The biggest disadvantage of the AD approach is when bringing a new DC on-line in a new site, since it must receive a full copy of the domain database from another controller elsewhere in the network. There is no way to reduce this by assigning just an appropriate subset (i.e. an NDS-like partition) to the DC. Unlike NDS, AD does not allow you to replicate just a portion of a domain’s objects to another domain controller, such as a single OU or part of the domain hierarchy – the entire domain must be replicated. However, this does mean that every DC has the entire name space available to it, and tree walking is never required to resolve references. If links go down between sites, all the name space is always available – whereas replicas could become temporarily unavailable in NDS.

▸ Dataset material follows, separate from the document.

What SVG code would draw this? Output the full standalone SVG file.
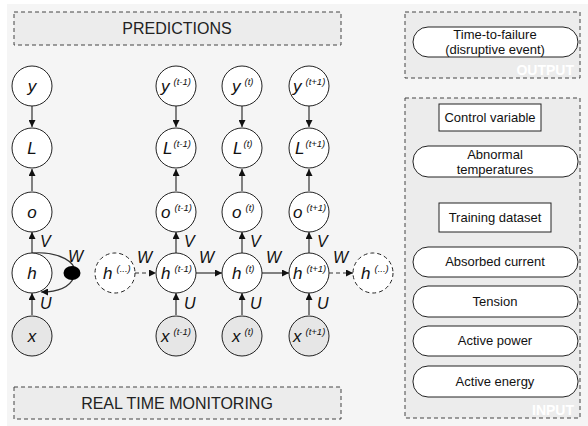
<svg xmlns="http://www.w3.org/2000/svg" width="588" height="426" viewBox="0 0 588 426">
<defs>
<style>
.bg{fill:#f5f5f5}
.dbox{fill:#ececec;stroke:#444;stroke-width:1;stroke-dasharray:4 3}
.n{fill:#fff;stroke:#222;stroke-width:1}
.nx{fill:#e6e6e6;stroke:#222;stroke-width:1}
.nd{fill:#fff;stroke:#222;stroke-width:1;stroke-dasharray:4 3}
.v{font-family:"Liberation Sans",Arial,sans-serif;font-style:italic;font-size:17px;fill:#111}
.s{font-family:"Liberation Sans",Arial,sans-serif;font-style:italic;font-size:9.5px;fill:#111}
.lbl{font-family:"Liberation Sans",Arial,sans-serif;font-style:italic;font-size:16px;fill:#111}
.t{font-family:"Liberation Sans",Arial,sans-serif;font-size:13px;fill:#111;text-anchor:middle}
.big{font-family:"Liberation Sans",Arial,sans-serif;font-size:16px;fill:#222;text-anchor:middle}
.wl{font-family:"Liberation Sans",Arial,sans-serif;font-weight:bold;font-size:14px;fill:#fff;text-anchor:end}
.e{stroke:#333;stroke-width:1.2;fill:none}
.ed{stroke:#333;stroke-width:1.2;fill:none;stroke-dasharray:4 3}
.pill{fill:#fff;stroke:#222;stroke-width:1}
</style>
<marker id="a" viewBox="0 0 10 10" refX="10" refY="5" markerWidth="7" markerHeight="7" orient="auto" markerUnits="userSpaceOnUse"><path d="M0,0 L10,5 L0,10 z" fill="#111"/></marker>
</defs>
<rect class="bg" x="7" y="4" width="581" height="422"/>

<g id="predictions"><rect class="dbox" x="14" y="12" width="327" height="33"/><text class="big" x="177" y="34">PREDICTIONS</text></g>
<g id="monitoring"><rect class="dbox" x="14" y="387" width="327" height="32"/><text class="big" x="177" y="409">REAL TIME MONITORING</text></g>

<g id="output-box"><rect class="dbox" x="405" y="12" width="175" height="66"/><text class="wl" x="574" y="75">OUTPUT</text></g>
<g id="ttf"><rect class="pill" x="413" y="27" width="165" height="30" rx="15"/><text class="t" x="495" y="39">Time-to-failure</text><text class="t" x="495" y="54">(disruptive event)</text></g>

<g id="input-box"><rect class="dbox" x="405" y="98" width="175" height="320"/><text class="wl" x="574" y="415">INPUT</text></g>
<g id="control"><rect class="pill" x="439" y="104" width="102" height="27"/><text class="t" x="490" y="122">Control variable</text></g>
<g id="abnormal"><rect class="pill" x="413" y="146" width="165" height="31" rx="15"/><text class="t" x="495" y="159">Abnormal</text><text class="t" x="495" y="174">temperatures</text></g>
<g id="training"><rect class="pill" x="439" y="203" width="112" height="29"/><text class="t" x="495" y="222">Training dataset</text></g>
<g id="current"><rect class="pill" x="413" y="247" width="165" height="30" rx="15"/><text class="t" x="495" y="266">Absorbed current</text></g>
<g id="tension"><rect class="pill" x="413" y="286" width="165" height="31" rx="15"/><text class="t" x="495" y="306">Tension</text></g>
<g id="power"><rect class="pill" x="413" y="326" width="165" height="30" rx="15"/><text class="t" x="495" y="345">Active power</text></g>
<g id="energy"><rect class="pill" x="413" y="366" width="165" height="31" rx="15"/><text class="t" x="495" y="386">Active energy</text></g>

<g id="connectors">
<line class="e" x1="32" y1="106" x2="32" y2="127" marker-end="url(#a)"/>
<line class="e" x1="32" y1="191" x2="32" y2="169" marker-end="url(#a)"/>
<line class="e" x1="32" y1="253" x2="32" y2="232" marker-end="url(#a)"/>
<line class="e" x1="32" y1="315" x2="32" y2="293" marker-end="url(#a)"/>
<path class="e" d="M32,253 C58,251 80,262 74,277 C69,289 55,292 41,292" marker-end="url(#a)"/>
<line class="e" x1="176" y1="106" x2="176" y2="127" marker-end="url(#a)"/>
<line class="e" x1="176" y1="191" x2="176" y2="169" marker-end="url(#a)"/>
<line class="e" x1="176" y1="253" x2="176" y2="232" marker-end="url(#a)"/>
<line class="e" x1="176" y1="315" x2="176" y2="293" marker-end="url(#a)"/>
<line class="e" x1="242" y1="106" x2="242" y2="127" marker-end="url(#a)"/>
<line class="e" x1="242" y1="191" x2="242" y2="169" marker-end="url(#a)"/>
<line class="e" x1="242" y1="253" x2="242" y2="232" marker-end="url(#a)"/>
<line class="e" x1="242" y1="315" x2="242" y2="293" marker-end="url(#a)"/>
<line class="e" x1="309" y1="106" x2="309" y2="127" marker-end="url(#a)"/>
<line class="e" x1="309" y1="191" x2="309" y2="169" marker-end="url(#a)"/>
<line class="e" x1="309" y1="253" x2="309" y2="232" marker-end="url(#a)"/>
<line class="e" x1="309" y1="315" x2="309" y2="293" marker-end="url(#a)"/>
<line class="ed" x1="135" y1="273" x2="156" y2="273" marker-end="url(#a)"/>
<line class="e" x1="196" y1="273" x2="222" y2="273" marker-end="url(#a)"/>
<line class="e" x1="262" y1="273" x2="289" y2="273" marker-end="url(#a)"/>
<line class="ed" x1="329" y1="273" x2="353" y2="273" marker-end="url(#a)"/>
<ellipse cx="72" cy="273" rx="8.5" ry="7" fill="#000"/>
<text class="lbl" x="40" y="247">V</text><text class="lbl" x="40" y="309">U</text><text class="lbl" x="68" y="262">W</text>
<text class="lbl" x="184" y="247">V</text><text class="lbl" x="184" y="309">U</text>
<text class="lbl" x="250" y="247">V</text><text class="lbl" x="250" y="309">U</text>
<text class="lbl" x="317" y="247">V</text><text class="lbl" x="317" y="309">U</text>
<text class="lbl" x="137" y="263">W</text><text class="lbl" x="199" y="263">W</text><text class="lbl" x="266" y="263">W</text><text class="lbl" x="333" y="263">W</text>
</g>

<g id="y"><circle class="n" cx="32" cy="86" r="20"/><text class="v" x="32" y="92" text-anchor="middle">y</text></g>
<g id="L"><circle class="n" cx="32" cy="148" r="20"/><text class="v" x="32" y="154" text-anchor="middle">L</text></g>
<g id="o"><circle class="n" cx="32" cy="212" r="20"/><text class="v" x="32" y="218" text-anchor="middle">o</text></g>
<g id="h"><circle class="n" cx="32" cy="273" r="20"/><text class="v" x="32" y="279" text-anchor="middle">h</text></g>
<g id="x"><circle class="nx" cx="32" cy="336" r="20"/><text class="v" x="32" y="342" text-anchor="middle">x</text></g>

<g id="h-prev"><circle class="nd" cx="115" cy="273" r="20"/><text class="v" x="103" y="279">h<tspan class="s" dx="4" dy="-7">(...)</tspan></text></g>
<g id="h-next"><circle class="nd" cx="373" cy="273" r="20"/><text class="v" x="361" y="279">h<tspan class="s" dx="4" dy="-7">(...)</tspan></text></g>

<g id="y-t1"><circle class="n" cx="176" cy="86" r="20"/><text class="v" x="161" y="92">y<tspan class="s" dx="4" dy="-7">(t-1)</tspan></text></g>
<g id="L-t1"><circle class="n" cx="176" cy="148" r="20"/><text class="v" x="163" y="154">L<tspan class="s" dx="1" dy="-7">(t-1)</tspan></text></g>
<g id="o-t1"><circle class="n" cx="176" cy="212" r="20"/><text class="v" x="161" y="218">o<tspan class="s" dx="4" dy="-7">(t-1)</tspan></text></g>
<g id="h-t1"><circle class="n" cx="176" cy="273" r="20"/><text class="v" x="161" y="279">h<tspan class="s" dx="4" dy="-7">(t-1)</tspan></text></g>
<g id="x-t1"><circle class="nx" cx="176" cy="336" r="20"/><text class="v" x="161" y="342">x<tspan class="s" dx="4" dy="-7">(t-1)</tspan></text></g>

<g id="y-t"><circle class="n" cx="242" cy="86" r="20"/><text class="v" x="232" y="92">y<tspan class="s" dx="4" dy="-7">(t)</tspan></text></g>
<g id="L-t"><circle class="n" cx="242" cy="148" r="20"/><text class="v" x="233" y="154">L<tspan class="s" dx="1" dy="-7">(t)</tspan></text></g>
<g id="o-t"><circle class="n" cx="242" cy="212" r="20"/><text class="v" x="232" y="218">o<tspan class="s" dx="4" dy="-7">(t)</tspan></text></g>
<g id="h-t"><circle class="n" cx="242" cy="273" r="20"/><text class="v" x="232" y="279">h<tspan class="s" dx="4" dy="-7">(t)</tspan></text></g>
<g id="x-t"><circle class="nx" cx="242" cy="336" r="20"/><text class="v" x="232" y="342">x<tspan class="s" dx="4" dy="-7">(t)</tspan></text></g>

<g id="y-t2"><circle class="n" cx="309" cy="86" r="20"/><text class="v" x="293" y="92">y<tspan class="s" dx="4" dy="-7">(t+1)</tspan></text></g>
<g id="L-t2"><circle class="n" cx="309" cy="148" r="20"/><text class="v" x="295" y="154">L<tspan class="s" dx="1" dy="-7">(t+1)</tspan></text></g>
<g id="o-t2"><circle class="n" cx="309" cy="212" r="20"/><text class="v" x="293" y="218">o<tspan class="s" dx="4" dy="-7">(t+1)</tspan></text></g>
<g id="h-t2"><circle class="n" cx="309" cy="273" r="20"/><text class="v" x="293" y="279">h<tspan class="s" dx="4" dy="-7">(t+1)</tspan></text></g>
<g id="x-t2"><circle class="nx" cx="309" cy="336" r="20"/><text class="v" x="293" y="342">x<tspan class="s" dx="4" dy="-7">(t+1)</tspan></text></g>
</svg>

The price for this convenience is paid once only when the domain database is first replicated, and should not be as bad as it might first appear since Active Directory achieves a data compression ratio of approximately 10 to 1 over WAN connections. Having performed a full replication initially, only attribute-level changes are replicated thereafter. The advantage of AD here is that there is no need to design complex replication strategies, since everything is always available at every server. It is also worth noting that replication between sites occurs via bridgehead servers, meaning that only a single replication event is transmitted across the WAN link. The bridgehead servers then take care of replicating that event to other domain controllers local to themselves.